'''
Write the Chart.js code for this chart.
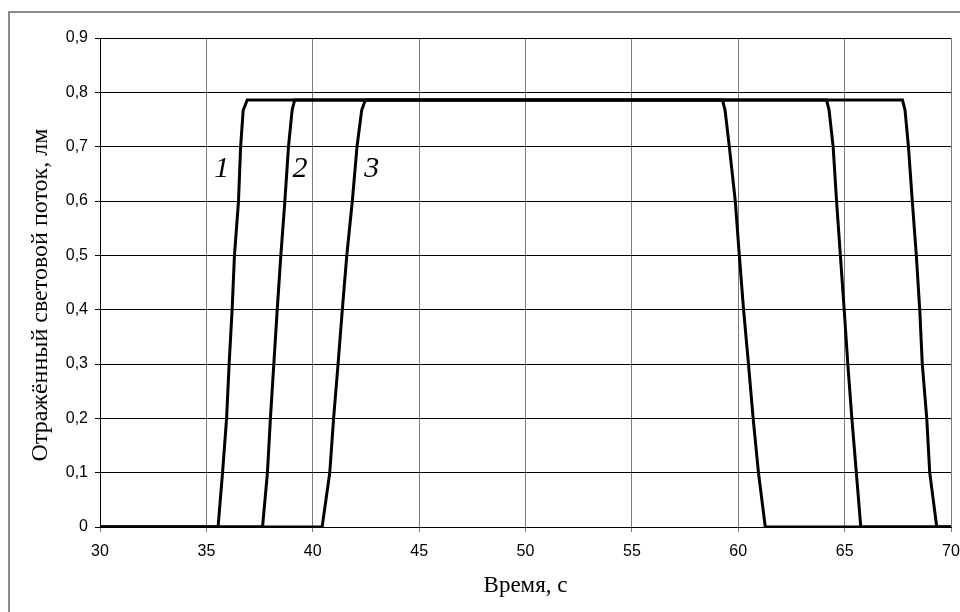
<!DOCTYPE html>
<html>
<head>
<meta charset="utf-8">
<script src="https://cdn.jsdelivr.net/npm/chart.js@4.4.1/dist/chart.umd.min.js"></script>
<style>
  html, body { margin: 0; padding: 0; background: #fff; }
  canvas { display: block; }
</style>
</head>
<body>
<canvas id="chart" width="960" height="612"></canvas>
<script>
// Flux levels (lm) at which the edges were read
const levels = [0, 0.1, 0.2, 0.3, 0.4, 0.5, 0.6, 0.7, 0.767, 0.786];

// Rising edges: time (s) at each level
const rise1 = [35.55, 35.76, 35.95, 36.07, 36.21, 36.32, 36.51, 36.61, 36.73, 36.92];
const rise2 = [37.64, 37.87, 38.01, 38.17, 38.33, 38.50, 38.69, 38.86, 39.03, 39.15];
const rise3 = [40.44, 40.80, 40.98, 41.19, 41.39, 41.60, 41.86, 42.08, 42.30, 42.47];

// Falling edges: time (s) at each level
const fall1 = [69.33, 69.00, 68.86, 68.65, 68.53, 68.37, 68.18, 68.00, 67.84, 67.72];
const fall2 = [65.76, 65.55, 65.34, 65.15, 64.98, 64.80, 64.62, 64.46, 64.27, 64.15];
const fall3 = [61.27, 60.95, 60.70, 60.48, 60.25, 60.05, 59.86, 59.58, 59.38, 59.26];

const timeStart = 30;
const timeEnd = 70;

// Curve numbers written next to the rising edges
const curveNames = ['1', '2', '3'];
const nameX = [35.72, 39.40, 42.77];
const nameY = [0.658, 0.658, 0.658];

const xTickLabels = ['30', '35', '40', '45', '50', '55', '60', '65', '70'];
const yTickLabels = ['0', '0,1', '0,2', '0,3', '0,4', '0,5', '0,6', '0,7', '0,8', '0,9'];

const xTitle = 'Время, с';
const yTitle = 'Отражённый световой поток, лм';

// Build one trace: zero, rise, plateau, fall, zero
const buildCurve = (rise, fall) => {
    const pts = [{ x: timeStart, y: 0 }];
    rise.forEach((t, i) => pts.push({ x: t, y: levels[i] }));
    for (let i = fall.length - 1; i >= 0; i--) {
        pts.push({ x: fall[i], y: levels[i] });
    }
    pts.push({ x: timeEnd, y: 0 });
    return pts;
};

const curves = [buildCurve(rise1, fall1), buildCurve(rise2, fall2), buildCurve(rise3, fall3)];

// White page with the grey frame around the chart
const framePlugin = {
    id: 'frame',
    beforeDraw: (chart) => {
        const ctx = chart.ctx;
        ctx.save();
        ctx.fillStyle = '#fff';
        ctx.fillRect(0, 0, chart.width, chart.height);
        ctx.strokeStyle = '#8a8a8a';
        ctx.lineWidth = 2;
        ctx.strokeRect(9, 12, chart.width + 20, chart.height + 20);
        ctx.restore();
    }
};

// Italic curve numbers
const namesPlugin = {
    id: 'curveNames',
    afterDatasetsDraw: (chart) => {
        const ctx = chart.ctx;
        const xs = chart.scales.x;
        const ys = chart.scales.y;
        ctx.save();
        ctx.fillStyle = '#000';
        ctx.font = 'italic 30px "Liberation Serif"';
        ctx.textAlign = 'center';
        ctx.textBaseline = 'middle';
        curveNames.forEach((name, i) => {
            ctx.fillText(name, xs.getPixelForValue(nameX[i]), ys.getPixelForValue(nameY[i]));
        });
        ctx.restore();
    }
};

// Vertical axis title (sits a little below the plot centre)
const yTitlePlugin = {
    id: 'yTitle',
    afterDraw: (chart) => {
        const ctx = chart.ctx;
        ctx.save();
        ctx.translate(41, 295);
        ctx.rotate(-Math.PI / 2);
        ctx.fillStyle = '#000';
        ctx.font = '24px "Liberation Serif"';
        ctx.textAlign = 'center';
        ctx.textBaseline = 'middle';
        ctx.fillText(yTitle, 0, 0);
        ctx.restore();
    }
};

const tickFont = { family: '"Liberation Sans", Arial, sans-serif', size: 16 };

new Chart(document.getElementById('chart').getContext('2d'), {
    type: 'line',
    data: {
        datasets: curves.map((pts, i) => ({
            label: curveNames[i],
            data: pts,
            borderColor: '#000',
            borderWidth: 3,
            pointRadius: 0,
            tension: 0,
            fill: false
        }))
    },
    options: {
        responsive: false,
        animation: false,
        layout: {
            padding: { top: 38, right: 0, left: 0, bottom: 0 }
        },
        plugins: {
            legend: { display: false },
            tooltip: { enabled: false }
        },
        scales: {
            x: {
                type: 'linear',
                min: timeStart,
                max: timeEnd,
                ticks: {
                    stepSize: 5,
                    color: '#000',
                    font: tickFont,
                    padding: 10,
                    maxRotation: 0,
                    callback: (v, i) => xTickLabels[i]
                },
                grid: {
                    color: '#7a7a7a',
                    lineWidth: 1,
                    tickLength: 5
                },
                border: { color: '#000', width: 1 },
                title: {
                    display: true,
                    text: xTitle,
                    color: '#000',
                    font: { family: '"Liberation Serif", "Times New Roman", serif', size: 23 },
                    padding: { top: 0, bottom: 12 }
                },
                afterFit: (scale) => {
                    scale.height = 85;
                    scale.paddingRight = 9;
                }
            },
            y: {
                min: 0,
                max: 0.9,
                ticks: {
                    stepSize: 0.1,
                    color: '#000',
                    font: tickFont,
                    padding: 7,
                    callback: (v, i) => yTickLabels[i]
                },
                grid: {
                    color: '#000',
                    lineWidth: 1,
                    tickLength: 5
                },
                border: { color: '#000', width: 1 },
                afterFit: (scale) => { scale.width = 100; }
            }
        }
    },
    plugins: [framePlugin, namesPlugin, yTitlePlugin]
});
</script>
</body>
</html>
'''
Exercise: Copy each line in full and exactly, omitting any picture.

Task response:
Write the Chart.js code for this chart.
<!DOCTYPE html>
<html>
<head>
<meta charset="utf-8">
<script src="https://cdn.jsdelivr.net/npm/chart.js@4.4.1/dist/chart.umd.min.js"></script>
<style>
  html, body { margin: 0; padding: 0; background: #fff; }
  canvas { display: block; }
</style>
</head>
<body>
<canvas id="chart" width="960" height="612"></canvas>
<script>
// Flux levels (lm) at which the edges were read
const levels = [0, 0.1, 0.2, 0.3, 0.4, 0.5, 0.6, 0.7, 0.767, 0.786];

// Rising edges: time (s) at each level
const rise1 = [35.55, 35.76, 35.95, 36.07, 36.21, 36.32, 36.51, 36.61, 36.73, 36.92];
const rise2 = [37.64, 37.87, 38.01, 38.17, 38.33, 38.50, 38.69, 38.86, 39.03, 39.15];
const rise3 = [40.44, 40.80, 40.98, 41.19, 41.39, 41.60, 41.86, 42.08, 42.30, 42.47];

// Falling edges: time (s) at each level
const fall1 = [69.33, 69.00, 68.86, 68.65, 68.53, 68.37, 68.18, 68.00, 67.84, 67.72];
const fall2 = [65.76, 65.55, 65.34, 65.15, 64.98, 64.80, 64.62, 64.46, 64.27, 64.15];
const fall3 = [61.27, 60.95, 60.70, 60.48, 60.25, 60.05, 59.86, 59.58, 59.38, 59.26];

const timeStart = 30;
const timeEnd = 70;

// Curve numbers written next to the rising edges
const curveNames = ['1', '2', '3'];
const nameX = [35.72, 39.40, 42.77];
const nameY = [0.658, 0.658, 0.658];

const xTickLabels = ['30', '35', '40', '45', '50', '55', '60', '65', '70'];
const yTickLabels = ['0', '0,1', '0,2', '0,3', '0,4', '0,5', '0,6', '0,7', '0,8', '0,9'];

const xTitle = 'Время, с';
const yTitle = 'Отражённый световой поток, лм';

// Build one trace: zero, rise, plateau, fall, zero
const buildCurve = (rise, fall) => {
    const pts = [{ x: timeStart, y: 0 }];
    rise.forEach((t, i) => pts.push({ x: t, y: levels[i] }));
    for (let i = fall.length - 1; i >= 0; i--) {
        pts.push({ x: fall[i], y: levels[i] });
    }
    pts.push({ x: timeEnd, y: 0 });
    return pts;
};

const curves = [buildCurve(rise1, fall1), buildCurve(rise2, fall2), buildCurve(rise3, fall3)];

// White page with the grey frame around the chart
const framePlugin = {
    id: 'frame',
    beforeDraw: (chart) => {
        const ctx = chart.ctx;
        ctx.save();
        ctx.fillStyle = '#fff';
        ctx.fillRect(0, 0, chart.width, chart.height);
        ctx.strokeStyle = '#8a8a8a';
        ctx.lineWidth = 2;
        ctx.strokeRect(9, 12, chart.width + 20, chart.height + 20);
        ctx.restore();
    }
};

// Italic curve numbers
const namesPlugin = {
    id: 'curveNames',
    afterDatasetsDraw: (chart) => {
        const ctx = chart.ctx;
        const xs = chart.scales.x;
        const ys = chart.scales.y;
        ctx.save();
        ctx.fillStyle = '#000';
        ctx.font = 'italic 30px "Liberation Serif"';
        ctx.textAlign = 'center';
        ctx.textBaseline = 'middle';
        curveNames.forEach((name, i) => {
            ctx.fillText(name, xs.getPixelForValue(nameX[i]), ys.getPixelForValue(nameY[i]));
        });
        ctx.restore();
    }
};

// Vertical axis title (sits a little below the plot centre)
const yTitlePlugin = {
    id: 'yTitle',
    afterDraw: (chart) => {
        const ctx = chart.ctx;
        ctx.save();
        ctx.translate(41, 295);
        ctx.rotate(-Math.PI / 2);
        ctx.fillStyle = '#000';
        ctx.font = '24px "Liberation Serif"';
        ctx.textAlign = 'center';
        ctx.textBaseline = 'middle';
        ctx.fillText(yTitle, 0, 0);
        ctx.restore();
    }
};

const tickFont = { family: '"Liberation Sans", Arial, sans-serif', size: 16 };

new Chart(document.getElementById('chart').getContext('2d'), {
    type: 'line',
    data: {
        datasets: curves.map((pts, i) => ({
            label: curveNames[i],
            data: pts,
            borderColor: '#000',
            borderWidth: 3,
            pointRadius: 0,
            tension: 0,
            fill: false
        }))
    },
    options: {
        responsive: false,
        animation: false,
        layout: {
            padding: { top: 38, right: 0, left: 0, bottom: 0 }
        },
        plugins: {
            legend: { display: false },
            tooltip: { enabled: false }
        },
        scales: {
            x: {
                type: 'linear',
                min: timeStart,
                max: timeEnd,
                ticks: {
                    stepSize: 5,
                    color: '#000',
                    font: tickFont,
                    padding: 10,
                    maxRotation: 0,
                    callback: (v, i) => xTickLabels[i]
                },
                grid: {
                    color: '#7a7a7a',
                    lineWidth: 1,
                    tickLength: 5
                },
                border: { color: '#000', width: 1 },
                title: {
                    display: true,
                    text: xTitle,
                    color: '#000',
                    font: { family: '"Liberation Serif", "Times New Roman", serif', size: 23 },
                    padding: { top: 0, bottom: 12 }
                },
                afterFit: (scale) => {
                    scale.height = 85;
                    scale.paddingRight = 9;
                }
            },
            y: {
                min: 0,
                max: 0.9,
                ticks: {
                    stepSize: 0.1,
                    color: '#000',
                    font: tickFont,
                    padding: 7,
                    callback: (v, i) => yTickLabels[i]
                },
                grid: {
                    color: '#000',
                    lineWidth: 1,
                    tickLength: 5
                },
                border: { color: '#000', width: 1 },
                afterFit: (scale) => { scale.width = 100; }
            }
        }
    },
    plugins: [framePlugin, namesPlugin, yTitlePlugin]
});
</script>
</body>
</html>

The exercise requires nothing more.